Atep mengangguk, "Iya, terus?"
"Forrest awalnya dipandang sebelah mata, kan? Dia punya masalah fisik, pakai alat bantu di kakinya. Tapi suatu hari, dia sadar dia bisa berlari. Dan dari situ, hidupnya berubah total. Itu momen 'aha'. Kita semua punya momen kayak gitu. Ketika loe menemukan sesuatu yang mengubah cara loe melihat dunia."
"Kayak Newton waktu apel jatuh?" tanya Usep.
"Exactly!" saya menjawab. "Newton udah lama lihat apel jatuh, tapi suatu hari dia sadar: kenapa apel selalu jatuh ke bawah, bukan ke samping? Dari situ dia menemukan hukum gravitasi. Archimedes juga gitu. Dia udah sering mandi, tapi baru suatu hari dia sadar air yang meluap bisa dihubungkan dengan volume benda."
Manfaat Belajar Matematika dan Fisika
"Loe tahu, Bro," saya melanjutkan, "matematika dan fisika itu kayak lampu senter di tengah gelap. Loe gak cuma melihat apa yang ada di depan, tapi juga pola-pola tersembunyi di baliknya."
Isep tertawa. "Lampu senter? Jangan-jangan loe sok jadi detektif, Sep."
"Ya, bisa dibilang begitu. Fisika itu alat untuk memahami hukum-hukum alam, dan matematika adalah bahasa yang digunakan untuk menuliskan hukum-hukum itu. Einstein pernah bilang, 'Pure mathematics is, in its way, the poetry of logical ideas.' Keren, kan?"
Menyentuh Rahasia Semesta
"Loe tahu gak," saya menambahkan, "matematika itu kayak puzzle besar. Setiap kali kita memahami satu bagian, kita menambahkan keping ke gambar besar semesta. Dan fisika adalah peta jalan untuk menemukan keping-keping itu. Bayangin, tanpa dua hal itu, kita gak akan punya internet, satelit, atau bahkan warung pecel ini."
Atep mengangguk. "Lalu, apa yang loe cari, Sep?"

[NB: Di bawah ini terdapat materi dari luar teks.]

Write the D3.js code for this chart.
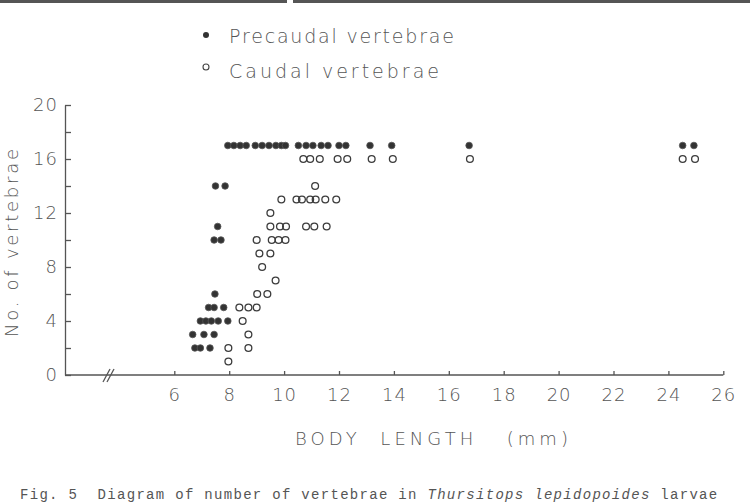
<!DOCTYPE html>
<html>
<head>
<meta charset="utf-8">
<script src="https://cdn.jsdelivr.net/npm/d3@7"></script>
<style>
  body { margin: 0; background: #fff; }
  svg text { font-family: "DejaVu Sans", sans-serif; fill: #555; }
</style>
</head>
<body>
<script>
'use strict';

// body length (mm) and vertebra counts
var precaudalLength = [6.75, 6.95, 7.3,
  6.67, 7.08, 7.45,
  6.95, 7.15, 7.35, 7.6, 7.95,
  7.25, 7.45, 7.8,
  7.48,
  7.45, 7.7,
  7.58,
  7.5, 7.85,
  7.95, 8.17, 8.4, 8.62, 8.95, 9.2, 9.45, 9.7, 9.9, 10.05,
  10.52, 10.8, 11.05, 11.35, 11.6, 12.0, 12.25, 13.13, 13.92, 16.74, 24.52, 24.93];
var precaudalCount = [2, 2, 2,
  3, 3, 3,
  4, 4, 4, 4, 4,
  5, 5, 5,
  6,
  10, 10,
  11,
  14, 14,
  17, 17, 17, 17, 17, 17, 17, 17, 17, 17,
  17, 17, 17, 17, 17, 17, 17, 17, 17, 17, 17, 17];

var caudalLength = [7.97,
  7.97, 8.7,
  8.7,
  8.49,
  8.37, 8.7, 9.0,
  9.02, 9.39,
  9.69,
  9.2,
  9.1, 9.5,
  9.0, 9.55, 9.8, 10.05,
  9.5, 9.85, 10.07, 10.8, 11.1, 11.55,
  9.5,
  9.9, 10.45, 10.65, 10.95, 11.15, 11.5, 11.9,
  11.13,
  10.7, 10.95, 11.3, 11.95, 12.3, 13.19, 13.96, 16.77, 24.52, 24.97];
var caudalCount = [1,
  2, 2,
  3,
  4,
  5, 5, 5,
  6, 6,
  7,
  8,
  9, 9,
  10, 10, 10, 10,
  11, 11, 11, 11, 11, 11,
  12,
  13, 13, 13, 13, 13, 13, 13,
  14,
  16, 16, 16, 16, 16, 16, 16, 16, 16, 16];

var xTicks = [6, 8, 10, 12, 14, 16, 18, 20, 22, 24, 26];
var yTicks = [0, 2, 4, 6, 8, 10, 12, 14, 16, 18, 20];
var yLabels = [0, 4, 8, 12, 16, 20];

var legendLabels = ["Precaudal vertebrae", "Caudal vertebrae"];

window.onload = function(){

   var svg = d3.select("body").append("svg")
      .attr("width", 750)
      .attr("height", 504);

   var x = d3.scaleLinear().domain([6, 26]).range([174.3, 723.3]);
   var y = d3.scaleLinear().domain([0, 20]).range([375, 105]);
   var originX = 65;

   // rule at the top of the page (cut by the scan)
   svg.append("rect").attr("x", 0).attr("y", 0).attr("width", 287).attr("height", 3).attr("fill", "#555");
   svg.append("rect").attr("x", 293).attr("y", 0).attr("width", 457).attr("height", 3).attr("fill", "#555");

   // legend
   var legend = svg.append("g");
   legend.append("circle").attr("cx", 206).attr("cy", 35).attr("r", 3)
      .attr("fill", "#333");
   legend.append("circle").attr("cx", 206).attr("cy", 67).attr("r", 3)
      .attr("fill", "#fff").attr("stroke", "#444").attr("stroke-width", 1.1);
   legend.selectAll("text.leg")
      .data(legendLabels)
      .enter().append("text")
      .attr("class", "leg")
      .attr("x", 229)
      .attr("y", function(d, i){ return 43 + i * 35; })
      .attr("font-size", "19px")
      .attr("font-weight", 300)
      .attr("textLength", function(d, i){ return i === 0 ? 225 : 210; })
      .attr("lengthAdjust", "spacing")
      .text(function(d){ return d; });

   // y axis
   var yAxis = d3.axisLeft(y)
      .tickValues(yTicks)
      .tickSizeInner(-6)
      .tickSizeOuter(0)
      .tickPadding(7)
      .tickFormat(function(d){ return yLabels.indexOf(d) >= 0 ? d : ""; });
   var gy = svg.append("g").attr("transform", "translate(" + originX + ",0)").call(yAxis);
   gy.selectAll("text").attr("font-size", "18px").attr("font-weight", 300)
      .attr("letter-spacing", "1px").style("font-family", null).attr("fill", "#555");

   // x axis (broken near the origin)
   var xAxis = d3.axisBottom(x)
      .tickValues(xTicks)
      .tickSizeInner(-4)
      .tickSizeOuter(0)
      .tickPadding(13);
   var gx = svg.append("g").attr("transform", "translate(0," + y(0) + ")").call(xAxis);
   gx.select(".domain").remove();
   gx.selectAll("text").attr("font-size", "18px").attr("font-weight", 300)
      .attr("letter-spacing", "1px").attr("fill", "#555");
   gx.append("line")
      .attr("x1", originX).attr("x2", x(26))
      .attr("y1", 0).attr("y2", 0)
      .attr("stroke", "currentColor");
   [0, 4].forEach(function(off){
      gx.append("line")
         .attr("x1", 103 + off).attr("y1", 7)
         .attr("x2", 110 + off).attr("y2", -6)
         .attr("stroke", "currentColor");
   });

   svg.selectAll(".domain, .tick line, g line").attr("stroke", "#555").attr("stroke-width", 1.3);

   // axis titles
   svg.append("text")
      .attr("transform", "translate(18,243) rotate(-90)")
      .attr("text-anchor", "middle")
      .attr("font-size", "18px")
      .attr("font-weight", 300)
      .attr("textLength", 188)
      .attr("lengthAdjust", "spacing")
      .text("No. of vertebrae");

   svg.append("text")
      .attr("x", 295)
      .attr("y", 445)
      .attr("font-size", "18px")
      .attr("font-weight", 300)
      .attr("textLength", 273)
      .attr("lengthAdjust", "spacing")
      .attr("xml:space", "preserve")
      .text("BODY  LENGTH   (mm)");

   // points
   var caudal = caudalLength.map(function(v, i){ return { len: v, n: caudalCount[i] }; });
   var precaudal = precaudalLength.map(function(v, i){ return { len: v, n: precaudalCount[i] }; });

   svg.append("g").selectAll("circle")
      .data(caudal)
      .enter().append("circle")
      .attr("cx", function(d){ return x(d.len); })
      .attr("cy", function(d){ return y(d.n); })
      .attr("r", 3.4)
      .attr("fill", "none")
      .attr("stroke", "#3c3c3c")
      .attr("stroke-width", 1.3);

   svg.append("g").selectAll("circle")
      .data(precaudal)
      .enter().append("circle")
      .attr("cx", function(d){ return x(d.len); })
      .attr("cy", function(d){ return y(d.n); })
      .attr("r", 3.3)
      .attr("fill", "#333")
      .attr("stroke", "#555")
      .attr("stroke-width", 0.8);

   // caption at the bottom edge
   var cap = svg.append("text")
      .attr("x", 20)
      .attr("y", 499)
      .attr("font-size", "14px")
      .attr("letter-spacing", "1.3px")
      .attr("xml:space", "preserve")
      .style("font-family", "'Liberation Mono', monospace")
      .attr("fill", "#444");
   cap.append("tspan").text("Fig. 5  Diagram of number of vertebrae in ");
   cap.append("tspan").attr("font-style", "italic").text("Thursitops lepidopoides");
   cap.append("tspan").text(" larvae");
};
</script>
</body>
</html>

Saya tersenyum. "Gue cuma mau memahami lebih banyak tentang dunia ini. Siapa tahu, di perjalanan gue, Allah ngasih gue satu 'kepingan' baru. Satu 'aha moment' yang bikin gue bisa berkontribusi, walaupun kecil."
Sambel Pecel dan Misi Hidup
Kami selesai makan. Saat pedagang pecel menyiapkan teh hangat terakhir, Uses tiba-tiba berkata, "Loe unik, Sep. Belajar fisika dan matematika buat memahami semesta, tapi makan pecel malah gak pake sambel pecel."
Saya tertawa. "Hidup itu kayak sambel, Ses. Gak semua orang cocok dengan pedesnya. Tapi, kalau loe ngerti bumbu-bumbu yang bikin sambel itu, loe bisa bikin rasa yang pas buat diri loe."
Kami tertawa bersama. Tapi malam itu, saya tahu, kami semua pulang dengan pikiran yang lebih dalam tentang pentingnya belajar---bukan hanya untuk nilai, tapi untuk menyentuh rahasia-rahasia semesta.